Duterte's opinions on same-sex marriage have fluctuated.
In January 2016 at an election forum, he told the crowd he was for it:
In a pre-election forum in January last year, Mr. Duterte endeared himself to progressives and the gay community when he was asked whether he would push for legislation to allow same-sex marriages, and he replied that he would. He said there appeared to be an “error in the Bible” when it said unions must be only between men and women.
It should have stated that marriages were for “Adam, Eve and the gays,” he said, to cheers from the crowd.
But that changed a little over a year later on a visit to Myanmar:
“That is their [Western] culture,” he said . . . “That's for them. That can't apply to us, because we are Catholics. And there is the civil code, which states you can only marry a woman for me, and for a woman to marry a man. That's the law in the Philippines.”
Mr. Duterte, who turns 72 next week, said he was only following what was in the books, asserting that he did not take issue with anyone's sexuality.
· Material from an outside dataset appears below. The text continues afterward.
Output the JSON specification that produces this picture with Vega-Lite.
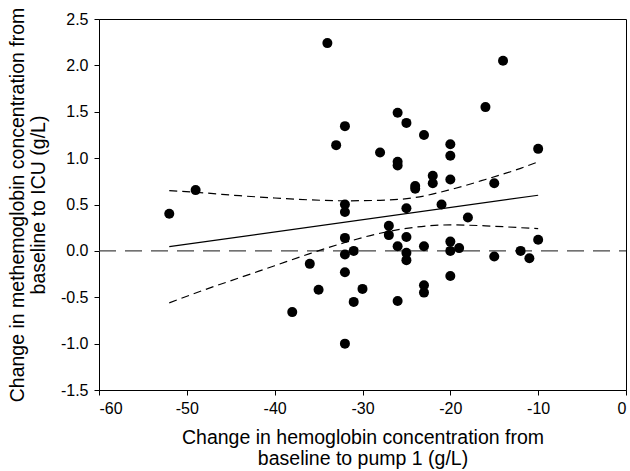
{
  "$schema": "https://vega.github.io/schema/vega-lite/v6.json",
  "autosize": {"type": "none"},
  "padding": {"left": 99, "top": 19, "right": 4, "bottom": 81},
  "width": 527,
  "height": 371,
  "background": "white",
  "config": {
    "view": {"stroke": "#000", "strokeWidth": 1},
    "font": "Liberation Sans",
    "axis": {
      "grid": false,
      "domainColor": "#000",
      "tickColor": "#000",
      "tickSize": 5,
      "labelFont": "Liberation Sans",
      "labelFontSize": 16,
      "labelColor": "#000",
      "titleFont": "Liberation Sans",
      "titleFontSize": 19.5,
      "titleFontWeight": "normal",
      "titleColor": "#000"
    }
  },
  "datasets": {
    "pts": [
      {"x": -52, "y": 0.40}, {"x": -49, "y": 0.655}, {"x": -38, "y": -0.66}, {"x": -36, "y": -0.14},
      {"x": -35, "y": -0.42}, {"x": -34, "y": 2.24}, {"x": -33, "y": 1.14}, {"x": -32, "y": 1.345},
      {"x": -32, "y": 0.50}, {"x": -32, "y": 0.42}, {"x": -32, "y": 0.14}, {"x": -32, "y": -0.04},
      {"x": -32, "y": -0.23}, {"x": -32, "y": -1.0}, {"x": -31, "y": 0.0}, {"x": -31, "y": -0.55},
      {"x": -30, "y": -0.41}, {"x": -28, "y": 1.06}, {"x": -27, "y": 0.27}, {"x": -27, "y": 0.17},
      {"x": -26, "y": 1.49}, {"x": -26, "y": 0.96}, {"x": -26, "y": 0.92}, {"x": -26, "y": 0.05},
      {"x": -26, "y": -0.54}, {"x": -25, "y": 1.38}, {"x": -25, "y": 0.46}, {"x": -25, "y": 0.15},
      {"x": -25, "y": -0.02}, {"x": -25, "y": -0.10}, {"x": -24, "y": 0.70}, {"x": -24, "y": 0.67},
      {"x": -23, "y": 1.25}, {"x": -23, "y": 0.05}, {"x": -23, "y": -0.37}, {"x": -23, "y": -0.45},
      {"x": -22, "y": 0.81}, {"x": -22, "y": 0.73}, {"x": -21, "y": 0.50}, {"x": -20, "y": 1.15},
      {"x": -20, "y": 1.025}, {"x": -20, "y": 0.77}, {"x": -20, "y": 0.10}, {"x": -20, "y": 0.0},
      {"x": -20, "y": -0.27}, {"x": -19, "y": 0.03}, {"x": -18, "y": 0.36}, {"x": -16, "y": 1.55},
      {"x": -15, "y": 0.73}, {"x": -15, "y": -0.06}, {"x": -14, "y": 2.05}, {"x": -12, "y": 0.0},
      {"x": -11, "y": -0.08}, {"x": -10, "y": 1.10}, {"x": -10, "y": 0.12}
    ],
    "zero": [{"x": -60, "y": 0}, {"x": 0, "y": 0}],
    "fit": [{"x": -52, "y": 0.045}, {"x": -10, "y": 0.60}],
    "ci": [
      {"x": -52, "y": 0.65, "b": "upper"}, {"x": -48, "y": 0.625, "b": "upper"}, {"x": -44, "y": 0.595, "b": "upper"},
      {"x": -40, "y": 0.57, "b": "upper"}, {"x": -36, "y": 0.55, "b": "upper"}, {"x": -32, "y": 0.54, "b": "upper"},
      {"x": -28, "y": 0.545, "b": "upper"}, {"x": -24, "y": 0.575, "b": "upper"}, {"x": -20, "y": 0.66, "b": "upper"},
      {"x": -16, "y": 0.77, "b": "upper"}, {"x": -12, "y": 0.89, "b": "upper"}, {"x": -10, "y": 0.96, "b": "upper"},
      {"x": -52, "y": -0.56, "b": "lower"}, {"x": -48, "y": -0.42, "b": "lower"}, {"x": -44, "y": -0.29, "b": "lower"},
      {"x": -40, "y": -0.16, "b": "lower"}, {"x": -36, "y": -0.03, "b": "lower"}, {"x": -32, "y": 0.09, "b": "lower"},
      {"x": -28, "y": 0.19, "b": "lower"}, {"x": -24, "y": 0.255, "b": "lower"}, {"x": -20, "y": 0.28, "b": "lower"},
      {"x": -16, "y": 0.27, "b": "lower"}, {"x": -12, "y": 0.25, "b": "lower"}, {"x": -10, "y": 0.24, "b": "lower"}
    ]
  },
  "encoding": {
    "x": {
      "field": "x", "type": "quantitative",
      "scale": {"domain": [-60, 0], "nice": false, "zero": false},
      "axis": {
        "values": [-60, -50, -40, -30, -20, -10, 0],
        "labelExpr": "replace(format(datum.value, 'd'), '\u2212', '-')",
        "labelPadding": 5,
        "title": ["Change in hemoglobin concentration from", "baseline to pump 1 (g/L)"],
        "titlePadding": 12,
        "titleLineHeight": 21
      }
    },
    "y": {
      "field": "y", "type": "quantitative",
      "scale": {"domain": [-1.5, 2.5], "nice": false, "zero": false},
      "axis": {
        "values": [-1.5, -1.0, -0.5, 0.0, 0.5, 1.0, 1.5, 2.0, 2.5],
        "labelExpr": "replace(format(datum.value, '.1f'), '\u2212', '-')",
        "labelPadding": 6,
        "title": ["Change in methemoglobin concentration from", "baseline to ICU (g/L)"],
        "titlePadding": 12,
        "titleLineHeight": 21
      }
    }
  },
  "layer": [
    {
      "data": {"name": "zero"},
      "mark": {"type": "line", "color": "#444", "strokeWidth": 1.2, "strokeDash": [17, 9]}
    },
    {
      "data": {"name": "fit"},
      "mark": {"type": "line", "color": "#000", "strokeWidth": 1.2}
    },
    {
      "data": {"name": "ci"},
      "mark": {"type": "line", "color": "#000", "strokeWidth": 1.2, "strokeDash": [8, 5], "interpolate": "monotone"},
      "encoding": {"detail": {"field": "b", "type": "nominal"}}
    },
    {
      "data": {"name": "pts"},
      "mark": {"type": "point", "filled": true, "color": "#000", "opacity": 1, "size": 100}
    }
  ]
}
Two of his brothers-in-law, and some of his cousins, are gay, he said.
But he stressed: “Wherever God has placed you, stay there.” He noted that no one was empowered to “erase the great divide between a woman and a man.”
So this opinion on same-sex marriage could change on a whim, given Duterte's history, as described by Towleroad's Luis Damian Veron earlier this year:
Before Trump and his Twitter account there was Duterte, similarly known for blustering insults and trying-too-hard womanizing, shifting policies on a whim from one day to the next, and being elected last year without a majority of the popular vote. He has gotten into hot water for wolf-whistling at a woman reporter during a press conference, praising the wonders of Viagra during a formal speech, making a joke about the gang rape of an Australian missionary, and calling then-President Obama a “son of a bitch” and telling him to go to hell, presumably because he thought it made him look tough. (Ever the charmer, he also insulted the American ambassador with a homophobic slur.) Behind all of the bravado lies a draconian, ill-conceived drug war that has led to the extrajudicial killings of thousands from which even children are not safe.